Reproduce the full listing below unchanged, apart from the pictures.

:: INFORMATION PROVIDED

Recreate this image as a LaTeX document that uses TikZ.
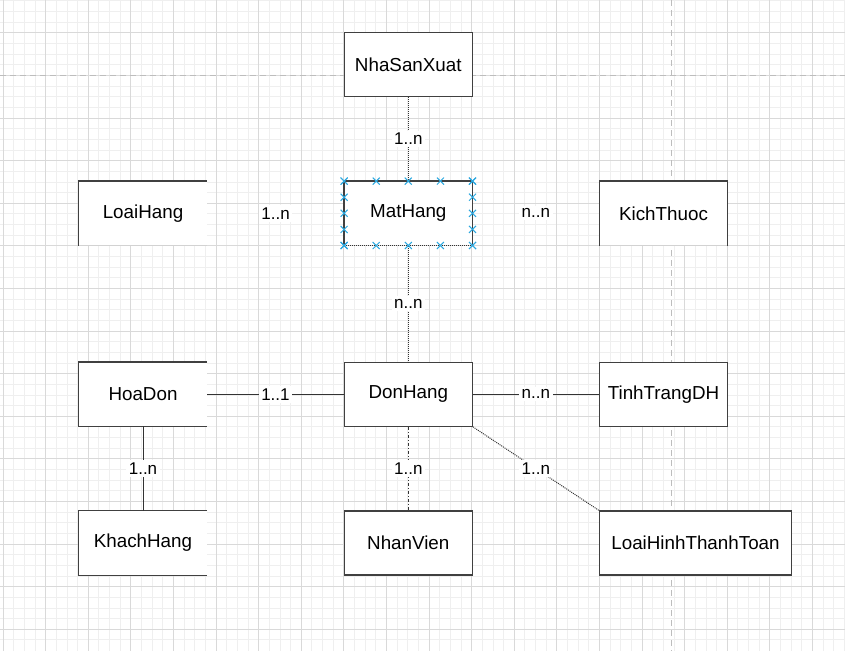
\documentclass[tikz,border=0pt]{standalone}
\usepackage{fontspec}
\setmainfont{Liberation Sans}
\usetikzlibrary{calc}
\definecolor{boxc}{HTML}{404040}
\definecolor{linec}{HTML}{333333}
\definecolor{minorg}{HTML}{EFEFEF}
\definecolor{majorg}{HTML}{D9D9D9}
\definecolor{pageg}{HTML}{BDBDBD}
\definecolor{selc}{HTML}{2BA8E0}
\tikzset{
  ent/.style={minimum width=128pt, minimum height=64pt, inner sep=0pt, fill=white,
              font=\fontsize{18.8}{20}\selectfont, text=black},
  entd/.style={ent, draw=boxc, line width=1.3pt},
  edge/.style={draw=boxc, line width=1.3pt},
  faint/.style={draw=gray!35, line width=1pt},
  solidc/.style={draw=linec, line width=1pt},
  dotc/.style={draw=linec, line width=1pt, dash pattern=on 1pt off 1pt},
  dashdotc/.style={draw=linec, line width=1pt, dash pattern=on 3pt off 2pt on 1pt off 2pt},
  card/.style={fill=white, inner sep=2.5pt, font=\fontsize{17}{19}\selectfont, text=black},
  minorgrid/.style={draw=minorg, line width=0.6pt},
  majorgrid/.style={draw=majorg, line width=0.8pt},
  pagebreak/.style={draw=pageg, line width=1pt, dash pattern=on 6pt off 4pt},
  selmark/.style={draw=selc, line width=1pt}
}
\begin{document}
\begin{tikzpicture}[x=1pt,y=-1pt]
\useasboundingbox (0,0) rectangle (845,651);
\fill[white] (0,0) rectangle (845,651);
% grid
\foreach \i in {0,...,79} \draw[minorgrid] ({2.9+10.65*\i},0) -- ({2.9+10.65*\i},651);
\foreach \j in {1,...,61} \draw[minorgrid] (0,{-9.9+10.65*\j}) -- (845,{-9.9+10.65*\j});
\foreach \i in {0,...,19} \draw[majorgrid] ({2.9+42.6*\i},0) -- ({2.9+42.6*\i},651);
\foreach \j in {1,...,15} \draw[majorgrid] (0,{-9.9+42.6*\j}) -- (845,{-9.9+42.6*\j});
\draw[pagebreak] (0,75.3) -- (845,75.3);
\draw[pagebreak] (671.5,0) -- (671.5,651);

% entities
\node[entd] (nsx) at (408.3,64.3) {NhaSanXuat};
\node[ent] (mat) at (408.3,213.3) {MatHang};
\node[ent] (loai) at (143,213.3) {LoaiHang};
\node[ent] (kich) at (663.5,213.3) {KichThuoc};
\node[ent] (hoa) at (143,394.2) {HoaDon};
\node[entd] (don) at (408.3,394.2) {DonHang};
\node[entd] (tinh) at (663.5,394.2) {TinhTrangDH};
\node[ent] (khach) at (143,543) {KhachHang};
\node[entd] (nhan) at (408.3,543) {NhanVien};
\node[entd, minimum width=192pt] (lhtt) at (695.5,543) {LoaiHinhThanhToan};

% partial borders
\draw[faint] (loai.south west) -- (loai.south east);
\draw[edge] (loai.south west) -- (loai.north west) -- (loai.north east);
\draw[faint] (kich.south west) -- (kich.south east);
\draw[edge] (kich.south west) -- (kich.north west) -- (kich.north east) -- (kich.south east);
\draw[edge] (hoa.north east) -- (hoa.north west) -- (hoa.south west) -- (hoa.south east);
\draw[edge] (khach.north east) -- (khach.north west) -- (khach.south west) -- (khach.south east);
\draw[edge] (mat.south west) -- (mat.north west) -- (mat.north east) -- (mat.south east);
\draw[dotc] (mat.south west) -- (mat.south east);

% connectors
\draw[dotc] (nsx.south) -- node[card] {1..n} (mat.north);
\draw[dotc] (mat.south) -- node[card] {n..n} (don.north);
\draw[solidc] (hoa.east) -- node[card] {1..1} (don.west);
\draw[solidc] (don.east) -- node[card] {n..n} (tinh.west);
\draw[solidc] (hoa.south) -- node[card] {1..n} (khach.north);
\draw[dashdotc] (don.south) -- node[card] {1..n} (nhan.north);
\draw[dotc] (don.south east) -- node[card] {1..n} (lhtt.north west);
\node[card] (c1) at ($(loai.east)!0.5!(mat.west)$) {1..n};
\node[card] (c2) at ($(mat.east)!0.5!(kich.west)$) {n..n};

% selection markers on MatHang
\foreach \t in {0,0.25,0.5,0.75,1} {
  \foreach \a/\b in {north west/north east, south west/south east, north west/south west, north east/south east} {
    \coordinate (m) at ($(mat.\a)!\t!(mat.\b)$);
    \draw[selmark] ($(m)+(-3.5,-3.5)$) -- ($(m)+(3.5,3.5)$) ($(m)+(-3.5,3.5)$) -- ($(m)+(3.5,-3.5)$);
  }
}
\end{tikzpicture}
\end{document}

::::

= WORKED ANSWER =
Recreate this image as a LaTeX document that uses TikZ.
\documentclass[tikz,border=0pt]{standalone}
\usepackage{fontspec}
\setmainfont{Liberation Sans}
\usetikzlibrary{calc}
\definecolor{boxc}{HTML}{404040}
\definecolor{linec}{HTML}{333333}
\definecolor{minorg}{HTML}{EFEFEF}
\definecolor{majorg}{HTML}{D9D9D9}
\definecolor{pageg}{HTML}{BDBDBD}
\definecolor{selc}{HTML}{2BA8E0}
\tikzset{
  ent/.style={minimum width=128pt, minimum height=64pt, inner sep=0pt, fill=white,
              font=\fontsize{18.8}{20}\selectfont, text=black},
  entd/.style={ent, draw=boxc, line width=1.3pt},
  edge/.style={draw=boxc, line width=1.3pt},
  faint/.style={draw=gray!35, line width=1pt},
  solidc/.style={draw=linec, line width=1pt},
  dotc/.style={draw=linec, line width=1pt, dash pattern=on 1pt off 1pt},
  dashdotc/.style={draw=linec, line width=1pt, dash pattern=on 3pt off 2pt on 1pt off 2pt},
  card/.style={fill=white, inner sep=2.5pt, font=\fontsize{17}{19}\selectfont, text=black},
  minorgrid/.style={draw=minorg, line width=0.6pt},
  majorgrid/.style={draw=majorg, line width=0.8pt},
  pagebreak/.style={draw=pageg, line width=1pt, dash pattern=on 6pt off 4pt},
  selmark/.style={draw=selc, line width=1pt}
}
\begin{document}
\begin{tikzpicture}[x=1pt,y=-1pt]
\useasboundingbox (0,0) rectangle (845,651);
\fill[white] (0,0) rectangle (845,651);
% grid
\foreach \i in {0,...,79} \draw[minorgrid] ({2.9+10.65*\i},0) -- ({2.9+10.65*\i},651);
\foreach \j in {1,...,61} \draw[minorgrid] (0,{-9.9+10.65*\j}) -- (845,{-9.9+10.65*\j});
\foreach \i in {0,...,19} \draw[majorgrid] ({2.9+42.6*\i},0) -- ({2.9+42.6*\i},651);
\foreach \j in {1,...,15} \draw[majorgrid] (0,{-9.9+42.6*\j}) -- (845,{-9.9+42.6*\j});
\draw[pagebreak] (0,75.3) -- (845,75.3);
\draw[pagebreak] (671.5,0) -- (671.5,651);

% entities
\node[entd] (nsx) at (408.3,64.3) {NhaSanXuat};
\node[ent] (mat) at (408.3,213.3) {MatHang};
\node[ent] (loai) at (143,213.3) {LoaiHang};
\node[ent] (kich) at (663.5,213.3) {KichThuoc};
\node[ent] (hoa) at (143,394.2) {HoaDon};
\node[entd] (don) at (408.3,394.2) {DonHang};
\node[entd] (tinh) at (663.5,394.2) {TinhTrangDH};
\node[ent] (khach) at (143,543) {KhachHang};
\node[entd] (nhan) at (408.3,543) {NhanVien};
\node[entd, minimum width=192pt] (lhtt) at (695.5,543) {LoaiHinhThanhToan};

% partial borders
\draw[faint] (loai.south west) -- (loai.south east);
\draw[edge] (loai.south west) -- (loai.north west) -- (loai.north east);
\draw[faint] (kich.south west) -- (kich.south east);
\draw[edge] (kich.south west) -- (kich.north west) -- (kich.north east) -- (kich.south east);
\draw[edge] (hoa.north east) -- (hoa.north west) -- (hoa.south west) -- (hoa.south east);
\draw[edge] (khach.north east) -- (khach.north west) -- (khach.south west) -- (khach.south east);
\draw[edge] (mat.south west) -- (mat.north west) -- (mat.north east) -- (mat.south east);
\draw[dotc] (mat.south west) -- (mat.south east);

% connectors
\draw[dotc] (nsx.south) -- node[card] {1..n} (mat.north);
\draw[dotc] (mat.south) -- node[card] {n..n} (don.north);
\draw[solidc] (hoa.east) -- node[card] {1..1} (don.west);
\draw[solidc] (don.east) -- node[card] {n..n} (tinh.west);
\draw[solidc] (hoa.south) -- node[card] {1..n} (khach.north);
\draw[dashdotc] (don.south) -- node[card] {1..n} (nhan.north);
\draw[dotc] (don.south east) -- node[card] {1..n} (lhtt.north west);
\node[card] (c1) at ($(loai.east)!0.5!(mat.west)$) {1..n};
\node[card] (c2) at ($(mat.east)!0.5!(kich.west)$) {n..n};

% selection markers on MatHang
\foreach \t in {0,0.25,0.5,0.75,1} {
  \foreach \a/\b in {north west/north east, south west/south east, north west/south west, north east/south east} {
    \coordinate (m) at ($(mat.\a)!\t!(mat.\b)$);
    \draw[selmark] ($(m)+(-3.5,-3.5)$) -- ($(m)+(3.5,3.5)$) ($(m)+(-3.5,3.5)$) -- ($(m)+(3.5,-3.5)$);
  }
}
\end{tikzpicture}
\end{document}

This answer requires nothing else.